Well, it's back. Seems I've been stricken by another case of WWADD (Wood Workers Attention Deficit Disorder). With a tool chest sitting by my bench just begging to be finished and two panel saws and 4 back saws in various state of incompletion, it would only stand to reason that with the little bit of shop time I've had lately that I would work on building some wooden squares. I don't know why, other than the fact that I think they're pretty cool. Well, that and the fact that I've been watching Bob Rozaieski's pod-cast a lot lately and the episode on wooden squares caught my attention. If anyone reading this (IS anyone reading this?) hasn't been to Bob's site, do yourself a favor and check it out. He probably has the best, most informative blog going when it comes to hand tool woodworking. And his pod-cast are fantastic. He is doing the woodworking community a great service with his site.
Now, about these squares. The miter square is made from walnut with oak dowels pinning things together at a 45* angle. I cut the bridle joint with a small tenon saw and chiseled out the waste with a mortise chisel and then refined it by paring away at whichever side of the bottom of the bridle needed material removed to get my 45* angle. I established a true 45* angle on a test board by basically using this method. One more reason that dividers are one of the most valuable tools in the shop. When you strike these lines on your test board, I recommend that you use a knife rather than a pencil. A knife leaves a much more precise line.

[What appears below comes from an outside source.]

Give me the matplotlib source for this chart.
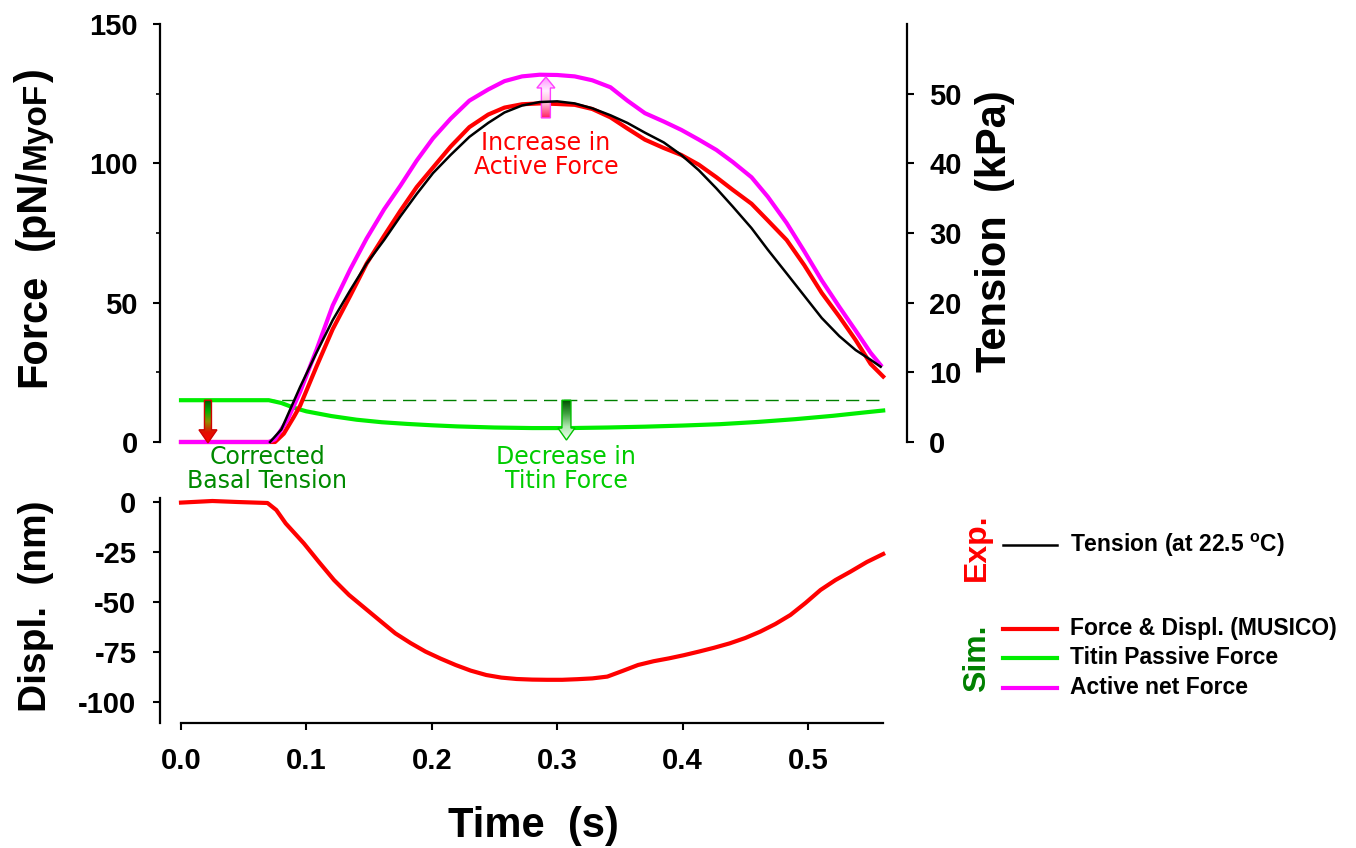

The two try squared are made from beech with walnut dowels pegging things square. These squares started out as a piece of 1 3/4" x 1 3/4" beech, 18" long. I marked a line about 7/8" on the edge of the beech for the stock and ripped it with my D-8 rip saw, making sure when I marked it to orient things so that I'd wind up with quarter-sawn wood, much more stable. Then I took the remaining length of wood and ripped that in half for the blades. I planed the 7/8" stock down to about 3/4" and then made both edges square to the face and cut this into the lengths I needed for my two stocks; in this case 10" and 6". Next I cut the cheeks of a 1/4"wide bridle joint as I did with the miter square and then planed the blades to thickness to fit in the joint. Then it was a matter of squaring the blade to the stock using the same test board I'd used for the miter square and truing it to the 90* line that was established in the process of finding the 45* angle. If you're square to this line, flip the stock 180* so that the blade is on the other side of the line and if you're still square to the line, your square is actually square. At this point it's time to glue the blade into the bridle joint in the stock and let it set for a few hours. Then come back and drill holes for the dowels and glue those in. Once the glue set on these I pared away the excess with a sharp chisel and cut the decorative ends on the stock and the blade. This was traditional on craftsmen made 18th century squares. Made a few passes with a smooth plane to dress everything up nice and then I just finished with a few coats of danish oil.
I'm happy with the way these turned out and I think I'd like to make one more, maybe about a 4" or 5" version of the try square. The two I've made so far are a 15" and a 9" blade length. These are fun to make and really not that complicated and they'll serve you well for many years. And I always get so much more satisfaction using tools that I've made when I'm working on a project. Now I just need to find time to put them to use on some of these incomplete projects around the shop.